The City of Cranbrook conducted a cull of urban deer from Feb. 22 to March 5, 2015 and during that time four deer were captured and put down.
The city had a permit that extended to March 15, but the cull had to be cut short due to vandalism to four of the six clover traps used to capture the deer.
The RCMP investigation is still ongoing, the city reported in the Urban Deer Management 2015 annual report, presented to council on Monday.
Of those four mule deer that were captured and dispatched, one was an adult buck and three were adult does. None of the does were pregnant.
In all, that meant 96 pounds of venison was distributed between the Cranbrook Food Bank, the Ktunaxa Nation Street Angels and the Salvation Army.
The contractor also captured two white-tail deer — a doe and a buck — both were released unharmed.
Coun. Norma Blissett asked why, if the city had a permit to cull both mule deer and white tail, it only euthanized mule deer.
Chris Zettel, the city’s corporate communications officer, noted generally the province issues a permit for both species.
“But because we’ve found over the last couple of years that the majority of the complaints are focused on mule deer, that’s where the majority of the cull was to be focused and that’s why we had given our contractor that direction,” Zettel said.
Council set aside a budget of $12,750 for the program.

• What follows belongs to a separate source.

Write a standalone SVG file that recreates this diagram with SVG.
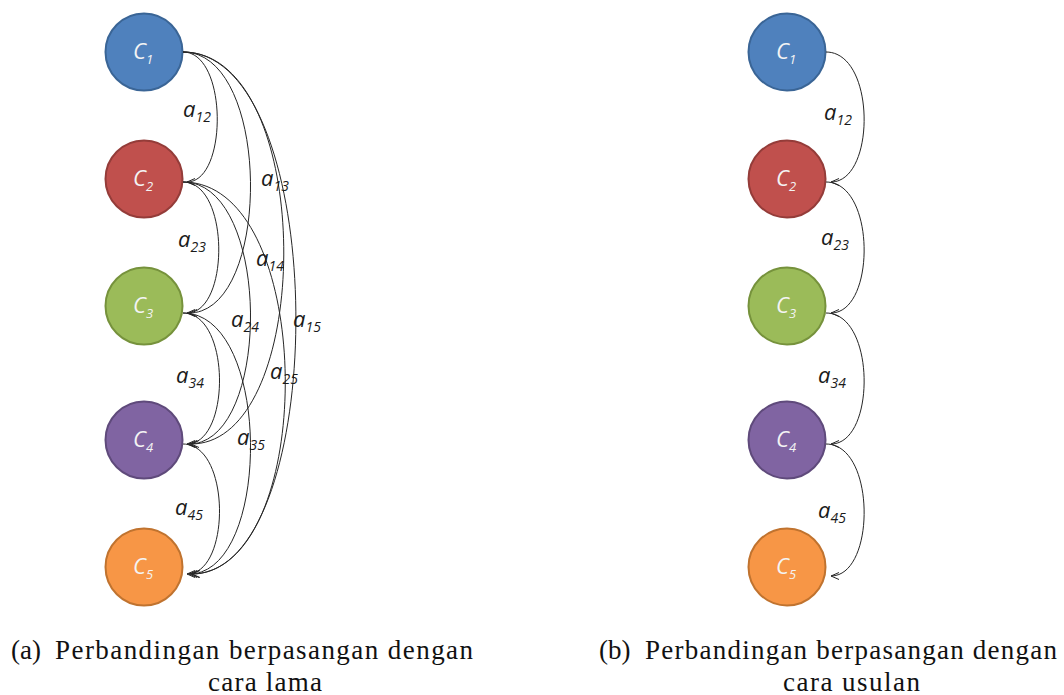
<svg xmlns="http://www.w3.org/2000/svg" width="1064" height="695" viewBox="0 0 1064 695">
<style>
.node circle{stroke-width:2}
.ctext{font-family:"Open Sans","DejaVu Sans",sans-serif;font-style:italic;font-size:22px;fill:#f4f4f4}
.conn path{fill:none;stroke:#262626;stroke-width:1;marker-end:url(#arr)}
.lbl{font-family:"Open Sans","DejaVu Sans",sans-serif;font-style:italic;font-size:22px;fill:#1a1a1a}
.cap{font-family:"Liberation Serif","Times New Roman",serif;font-size:27px;fill:#111}
</style>
<defs>
<marker id="arr" markerUnits="userSpaceOnUse" viewBox="-10 -6 12 12" refX="0" refY="0" markerWidth="12" markerHeight="12" orient="auto" overflow="visible">
<path d="M-8,-3.5 L0,0 L-8,3.5" fill="none" stroke="#262626" stroke-width="1"/>
</marker>
</defs>
<rect width="1064" height="695" fill="#fff"/>

<g id="left-C1" class="node"><circle cx="144" cy="52" r="38.5" fill="#4F81BD" stroke="#3A6596"/><text class="ctext" x="143" y="59" text-anchor="middle">C<tspan font-size="13" dy="5">1</tspan></text></g>
<g id="left-C2" class="node"><circle cx="144" cy="179" r="38.5" fill="#C0504D" stroke="#943C39"/><text class="ctext" x="143" y="186" text-anchor="middle">C<tspan font-size="13" dy="5">2</tspan></text></g>
<g id="left-C3" class="node"><circle cx="144" cy="306" r="38.5" fill="#9BBB59" stroke="#76923C"/><text class="ctext" x="143" y="313" text-anchor="middle">C<tspan font-size="13" dy="5">3</tspan></text></g>
<g id="left-C4" class="node"><circle cx="144" cy="440" r="38.5" fill="#8064A2" stroke="#5F4A7B"/><text class="ctext" x="143" y="447" text-anchor="middle">C<tspan font-size="13" dy="5">4</tspan></text></g>
<g id="left-C5" class="node"><circle cx="144" cy="567" r="38.5" fill="#F79646" stroke="#C0732F"/><text class="ctext" x="143" y="574" text-anchor="middle">C<tspan font-size="13" dy="5">5</tspan></text></g>

<g id="right-C1" class="node"><circle cx="787" cy="52" r="38.5" fill="#4F81BD" stroke="#3A6596"/><text class="ctext" x="786" y="59" text-anchor="middle">C<tspan font-size="13" dy="5">1</tspan></text></g>
<g id="right-C2" class="node"><circle cx="787" cy="179" r="38.5" fill="#C0504D" stroke="#943C39"/><text class="ctext" x="786" y="186" text-anchor="middle">C<tspan font-size="13" dy="5">2</tspan></text></g>
<g id="right-C3" class="node"><circle cx="787" cy="306" r="38.5" fill="#9BBB59" stroke="#76923C"/><text class="ctext" x="786" y="313" text-anchor="middle">C<tspan font-size="13" dy="5">3</tspan></text></g>
<g id="right-C4" class="node"><circle cx="787" cy="440" r="38.5" fill="#8064A2" stroke="#5F4A7B"/><text class="ctext" x="786" y="447" text-anchor="middle">C<tspan font-size="13" dy="5">4</tspan></text></g>
<g id="right-C5" class="node"><circle cx="787" cy="567" r="38.5" fill="#F79646" stroke="#C0732F"/><text class="ctext" x="786" y="574" text-anchor="middle">C<tspan font-size="13" dy="5">5</tspan></text></g>

<g id="connectors" class="conn">
<path d="M183,52 C228,52 228,182 187,182"/>
<path d="M183,182 C230,182 230,313 187,313"/>
<path d="M183,313 C231,313 231,444 187,444"/>
<path d="M183,444 C231,444 231,574 187,574"/>
<path d="M183,52 C272,52 272,313 189,313"/>
<path d="M183,182 C272,182 272,444 189,444"/>
<path d="M183,313 C272,313 272,574 189,574"/>
<path d="M183,52 C316,52 316,444 191,444"/>
<path d="M183,182 C318,182 318,574 191,574"/>
<path d="M183,52 C332,52 332,574 192,574"/>
<path d="M826,52 C876,52 876,182 831,182"/>
<path d="M826,182 C876,182 876,313 831,313"/>
<path d="M826,313 C876,313 876,444 831,444"/>
<path d="M826,444 C876,444 876,576 831,576"/>
</g>

<g id="labels">
<text class="lbl" x="183" y="117">a<tspan font-size="14" dy="5">12</tspan></text>
<text class="lbl" x="178" y="247">a<tspan font-size="14" dy="5">23</tspan></text>
<text class="lbl" x="176" y="383">a<tspan font-size="14" dy="5">34</tspan></text>
<text class="lbl" x="175" y="515">a<tspan font-size="14" dy="5">45</tspan></text>
<text class="lbl" x="261" y="186">a<tspan font-size="14" dy="5">13</tspan></text>
<text class="lbl" x="256" y="266">a<tspan font-size="14" dy="5">14</tspan></text>
<text class="lbl" x="231" y="327">a<tspan font-size="14" dy="5">24</tspan></text>
<text class="lbl" x="293" y="327">a<tspan font-size="14" dy="5">15</tspan></text>
<text class="lbl" x="270" y="379">a<tspan font-size="14" dy="5">25</tspan></text>
<text class="lbl" x="237" y="445">a<tspan font-size="14" dy="5">35</tspan></text>
<text class="lbl" x="824" y="120">a<tspan font-size="14" dy="5">12</tspan></text>
<text class="lbl" x="821" y="245">a<tspan font-size="14" dy="5">23</tspan></text>
<text class="lbl" x="818" y="383">a<tspan font-size="14" dy="5">34</tspan></text>
<text class="lbl" x="818" y="518">a<tspan font-size="14" dy="5">45</tspan></text>
</g>

<g id="captions">
<text class="cap" x="11" y="659">(a)</text>
<text class="cap" x="55" y="659" textLength="418" lengthAdjust="spacing">Perbandingan berpasangan dengan</text>
<text class="cap" x="208" y="691" textLength="114" lengthAdjust="spacing">cara lama</text>
<text class="cap" x="599" y="659">(b)</text>
<text class="cap" x="645" y="659" textLength="412" lengthAdjust="spacing">Perbandingan berpasangan dengan</text>
<text class="cap" x="783" y="691" textLength="137" lengthAdjust="spacing">cara usulan</text>
</g>
</svg>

The total cost ended up being $5,187, including taxes. The quote from the contractor was for a minimum invoice of 10 deer at $494 per animal.
The cost also included placement and tear down of each clover trap, purchase of bait and supplies, liability insurance, provincially mandated equipment training, mileage, vehicle cleaning, as well as processing, packaging and distribution of the meat and all associated contractor administration costs.